**WRITTEN EXERCISE**: Write out the full listing exactly as given, minus the images.

**SUPPLIED INFORMATION**:

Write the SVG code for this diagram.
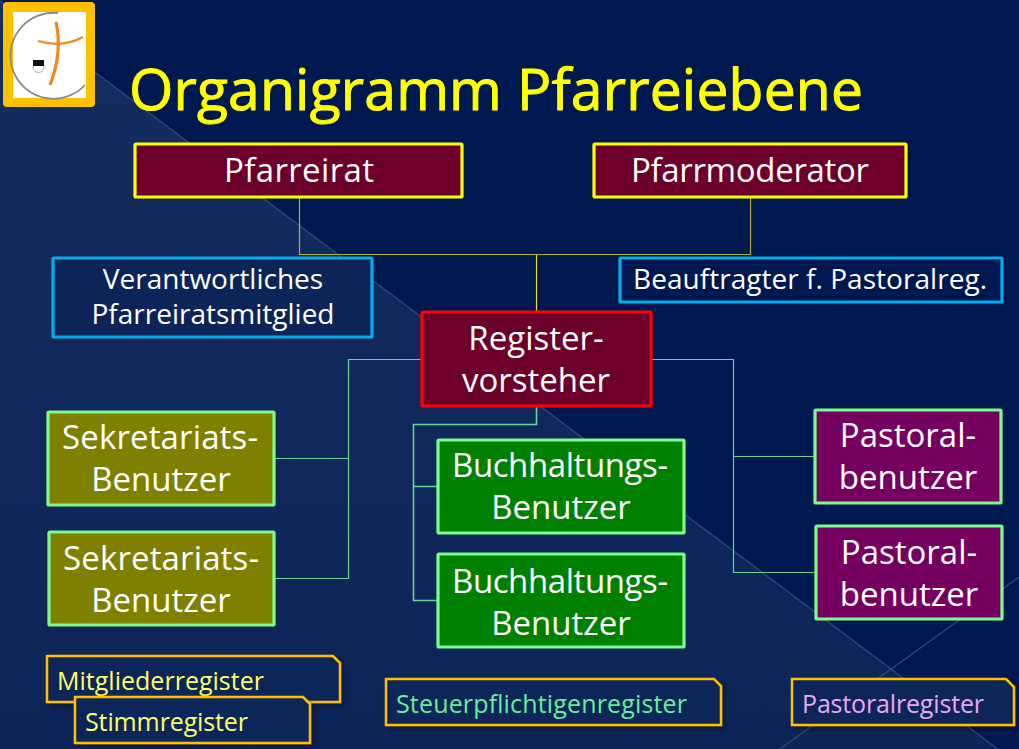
<svg xmlns="http://www.w3.org/2000/svg" width="1019" height="749" viewBox="0 0 1019 749">
<style>
text{font-family:"Open Sans","Noto Sans","Liberation Sans",sans-serif;text-anchor:middle;fill:#fff}
.n{font-size:33px}.b{font-size:28px}
.c{fill:none;stroke-width:1.2}
.y{stroke:#b4b410}.g{stroke:#66d492}
.r{font-size:25px;text-anchor:start}
.tag{fill:#10265a;stroke:#ffc000;stroke-width:2.5}
.box{stroke-width:3.2}
</style>
<defs>
<linearGradient id="lt" x1="0" y1="0" x2="0" y2="1"><stop offset="0" stop-color="#142c5e"/><stop offset="1" stop-color="#0d2459"/></linearGradient>
<filter id="s" x="-5%" y="-10%" width="115%" height="130%"><feDropShadow dx="3" dy="3" stdDeviation="3" flood-color="#000" flood-opacity=".35"/></filter>
</defs>
<rect width="1019" height="749" fill="#001850"/>
<path d="M0 1 L1019 765 V749 H0Z" fill="url(#lt)"/>
<path d="M0 1 L1019 765" stroke="#34497a" stroke-width="1.200" fill="none"/>
<path d="M780 749 L1019 577" stroke="#34497a" stroke-width="1.200" fill="none"/>
<g id="logo">
<rect x="3" y="2" width="92" height="105" rx="4" fill="#ffc000"/>
<rect x="13" y="12" width="73" height="86" fill="#fff"/>
<path d="M58 13 A43 43 0 1 0 85 85" fill="none" stroke="#8a8a8a" stroke-width="1.800"/>
<path d="M56 22 C60 40 59 62 50 85" fill="none" stroke="#ee8a1a" stroke-width="3.200"/>
<path d="M38 41 C55 46 70 44 83 37" fill="none" stroke="#ee8a1a" stroke-width="2.200"/>
<path d="M33 60 h11 v6 h-11z" fill="#111"/>
<path d="M33 66 v1 a5.500 5.500 0 0 0 11 0 v-1" fill="#fff" stroke="#aaa" stroke-width="1"/>
</g>
<text id="title" x="496" y="110" font-size="57" textLength="734" style="fill:#ffff00;stroke:#ffff00;stroke-width:1">Organigramm Pfarreiebene</text>
<g id="connectors">
<path class="c y" d="M299.500 197V254.500H750.500V197"/>
<path class="c" stroke="#e6e600" d="M536.500 255V312"/>
<path class="c g" d="M421 359.500H348.500V578.500H275M348.500 458.500H275"/>
<path class="c g" style="stroke-width:1.600" d="M536.500 407V424.500H413.500V600.500H437M413.500 486.500H437"/>
<path class="c g" d="M651 359.500H733.500V572.500H815M733.500 456.500H814"/>
</g>
<g id="pfarreirat"><rect class="box" x="135" y="144" width="327" height="53" rx="1" fill="#6c002a" stroke="#ffff00"/><text class="n" x="299" y="182" textLength="150">Pfarreirat</text></g>
<g id="pfarrmoderator"><rect class="box" x="594" y="144" width="312" height="53" rx="1" fill="#6c002a" stroke="#ffff00"/><text class="n" x="750" y="182" textLength="238">Pfarrmoderator</text></g>
<g id="verantwortlich"><rect class="box" x="53" y="258" width="319" height="79" rx="1" fill="#0d2459" stroke="#00aeef"/><text class="b" x="213" y="289">Verantwortliches</text><text class="b" x="213" y="324">Pfarreiratsmitglied</text></g>
<g id="beauftragter"><rect class="box" x="620" y="258" width="382" height="44" rx="1" fill="#001850" stroke="#00aeef"/><text class="b" x="810" y="289" textLength="354">Beauftragter f. Pastoralreg.</text></g>
<g id="registervorsteher"><rect class="box" x="422" y="312" width="229" height="94" rx="1" fill="#6c002a" stroke="#ff0000"/><text class="n" x="536" y="350">Register-</text><text class="n" x="536" y="392">vorsteher</text></g>
<g id="sek1"><rect class="box" x="48" y="412" width="226" height="93" rx="1" fill="#808000" stroke="#7dfc8c"/><text class="n" x="160" y="449" textLength="196">Sekretariats-</text><text class="n" x="161" y="491">Benutzer</text></g>
<g id="sek2"><rect class="box" x="49" y="532" width="225" height="93" rx="1" fill="#808000" stroke="#7dfc8c"/><text class="n" x="161" y="570" textLength="196">Sekretariats-</text><text class="n" x="161" y="612">Benutzer</text></g>
<g id="buch1"><rect class="box" x="438" y="440" width="246" height="93" rx="1" fill="#008000" stroke="#7dfc8c"/><text class="n" x="560" y="477" textLength="216">Buchhaltungs-</text><text class="n" x="561" y="519">Benutzer</text></g>
<g id="buch2"><rect class="box" x="438" y="554" width="246" height="93" rx="1" fill="#008000" stroke="#7dfc8c"/><text class="n" x="560" y="593" textLength="216">Buchhaltungs-</text><text class="n" x="561" y="635">Benutzer</text></g>
<g id="past1"><rect class="box" x="815" y="410" width="186" height="93" rx="1" fill="#75005f" stroke="#7dfc8c"/><text class="n" x="908" y="447">Pastoral-</text><text class="n" x="908" y="489">benutzer</text></g>
<g id="past2"><rect class="box" x="816" y="526" width="186" height="93" rx="1" fill="#75005f" stroke="#7dfc8c"/><text class="n" x="909" y="564">Pastoral-</text><text class="n" x="909" y="606">benutzer</text></g>
<g id="mitglieder"><path class="tag" filter="url(#s)" d="M47 656H333L340 663V702H47Z"/><text class="r" x="57" y="690" style="fill:#ffff66" textLength="207">Mitgliederregister</text></g>
<g id="stimm"><path class="tag" filter="url(#s)" d="M75 697H303L310 704V743H75Z"/><text class="r" x="85" y="731" style="fill:#ffff66" textLength="163">Stimmregister</text></g>
<g id="steuer"><path class="tag" filter="url(#s)" d="M386 679H714L721 686V725H386Z"/><text class="r" x="396" y="713" style="fill:#66ee99" textLength="291">Steuerpflichtigenregister</text></g>
<g id="pastoralreg"><path class="tag" filter="url(#s)" d="M792 679H1006L1014 687V725H792Z"/><text class="r" x="802" y="713" style="fill:#e8a8f0" textLength="182">Pastoralregister</text></g>
</svg>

**FINAL RESULT**:
Write the SVG code for this diagram.
<svg xmlns="http://www.w3.org/2000/svg" width="1019" height="749" viewBox="0 0 1019 749">
<style>
text{font-family:"Open Sans","Noto Sans","Liberation Sans",sans-serif;text-anchor:middle;fill:#fff}
.n{font-size:33px}.b{font-size:28px}
.c{fill:none;stroke-width:1.2}
.y{stroke:#b4b410}.g{stroke:#66d492}
.r{font-size:25px;text-anchor:start}
.tag{fill:#10265a;stroke:#ffc000;stroke-width:2.5}
.box{stroke-width:3.2}
</style>
<defs>
<linearGradient id="lt" x1="0" y1="0" x2="0" y2="1"><stop offset="0" stop-color="#142c5e"/><stop offset="1" stop-color="#0d2459"/></linearGradient>
<filter id="s" x="-5%" y="-10%" width="115%" height="130%"><feDropShadow dx="3" dy="3" stdDeviation="3" flood-color="#000" flood-opacity=".35"/></filter>
</defs>
<rect width="1019" height="749" fill="#001850"/>
<path d="M0 1 L1019 765 V749 H0Z" fill="url(#lt)"/>
<path d="M0 1 L1019 765" stroke="#34497a" stroke-width="1.200" fill="none"/>
<path d="M780 749 L1019 577" stroke="#34497a" stroke-width="1.200" fill="none"/>
<g id="logo">
<rect x="3" y="2" width="92" height="105" rx="4" fill="#ffc000"/>
<rect x="13" y="12" width="73" height="86" fill="#fff"/>
<path d="M58 13 A43 43 0 1 0 85 85" fill="none" stroke="#8a8a8a" stroke-width="1.800"/>
<path d="M56 22 C60 40 59 62 50 85" fill="none" stroke="#ee8a1a" stroke-width="3.200"/>
<path d="M38 41 C55 46 70 44 83 37" fill="none" stroke="#ee8a1a" stroke-width="2.200"/>
<path d="M33 60 h11 v6 h-11z" fill="#111"/>
<path d="M33 66 v1 a5.500 5.500 0 0 0 11 0 v-1" fill="#fff" stroke="#aaa" stroke-width="1"/>
</g>
<text id="title" x="496" y="110" font-size="57" textLength="734" style="fill:#ffff00;stroke:#ffff00;stroke-width:1">Organigramm Pfarreiebene</text>
<g id="connectors">
<path class="c y" d="M299.500 197V254.500H750.500V197"/>
<path class="c" stroke="#e6e600" d="M536.500 255V312"/>
<path class="c g" d="M421 359.500H348.500V578.500H275M348.500 458.500H275"/>
<path class="c g" style="stroke-width:1.600" d="M536.500 407V424.500H413.500V600.500H437M413.500 486.500H437"/>
<path class="c g" d="M651 359.500H733.500V572.500H815M733.500 456.500H814"/>
</g>
<g id="pfarreirat"><rect class="box" x="135" y="144" width="327" height="53" rx="1" fill="#6c002a" stroke="#ffff00"/><text class="n" x="299" y="182" textLength="150">Pfarreirat</text></g>
<g id="pfarrmoderator"><rect class="box" x="594" y="144" width="312" height="53" rx="1" fill="#6c002a" stroke="#ffff00"/><text class="n" x="750" y="182" textLength="238">Pfarrmoderator</text></g>
<g id="verantwortlich"><rect class="box" x="53" y="258" width="319" height="79" rx="1" fill="#0d2459" stroke="#00aeef"/><text class="b" x="213" y="289">Verantwortliches</text><text class="b" x="213" y="324">Pfarreiratsmitglied</text></g>
<g id="beauftragter"><rect class="box" x="620" y="258" width="382" height="44" rx="1" fill="#001850" stroke="#00aeef"/><text class="b" x="810" y="289" textLength="354">Beauftragter f. Pastoralreg.</text></g>
<g id="registervorsteher"><rect class="box" x="422" y="312" width="229" height="94" rx="1" fill="#6c002a" stroke="#ff0000"/><text class="n" x="536" y="350">Register-</text><text class="n" x="536" y="392">vorsteher</text></g>
<g id="sek1"><rect class="box" x="48" y="412" width="226" height="93" rx="1" fill="#808000" stroke="#7dfc8c"/><text class="n" x="160" y="449" textLength="196">Sekretariats-</text><text class="n" x="161" y="491">Benutzer</text></g>
<g id="sek2"><rect class="box" x="49" y="532" width="225" height="93" rx="1" fill="#808000" stroke="#7dfc8c"/><text class="n" x="161" y="570" textLength="196">Sekretariats-</text><text class="n" x="161" y="612">Benutzer</text></g>
<g id="buch1"><rect class="box" x="438" y="440" width="246" height="93" rx="1" fill="#008000" stroke="#7dfc8c"/><text class="n" x="560" y="477" textLength="216">Buchhaltungs-</text><text class="n" x="561" y="519">Benutzer</text></g>
<g id="buch2"><rect class="box" x="438" y="554" width="246" height="93" rx="1" fill="#008000" stroke="#7dfc8c"/><text class="n" x="560" y="593" textLength="216">Buchhaltungs-</text><text class="n" x="561" y="635">Benutzer</text></g>
<g id="past1"><rect class="box" x="815" y="410" width="186" height="93" rx="1" fill="#75005f" stroke="#7dfc8c"/><text class="n" x="908" y="447">Pastoral-</text><text class="n" x="908" y="489">benutzer</text></g>
<g id="past2"><rect class="box" x="816" y="526" width="186" height="93" rx="1" fill="#75005f" stroke="#7dfc8c"/><text class="n" x="909" y="564">Pastoral-</text><text class="n" x="909" y="606">benutzer</text></g>
<g id="mitglieder"><path class="tag" filter="url(#s)" d="M47 656H333L340 663V702H47Z"/><text class="r" x="57" y="690" style="fill:#ffff66" textLength="207">Mitgliederregister</text></g>
<g id="stimm"><path class="tag" filter="url(#s)" d="M75 697H303L310 704V743H75Z"/><text class="r" x="85" y="731" style="fill:#ffff66" textLength="163">Stimmregister</text></g>
<g id="steuer"><path class="tag" filter="url(#s)" d="M386 679H714L721 686V725H386Z"/><text class="r" x="396" y="713" style="fill:#66ee99" textLength="291">Steuerpflichtigenregister</text></g>
<g id="pastoralreg"><path class="tag" filter="url(#s)" d="M792 679H1006L1014 687V725H792Z"/><text class="r" x="802" y="713" style="fill:#e8a8f0" textLength="182">Pastoralregister</text></g>
</svg>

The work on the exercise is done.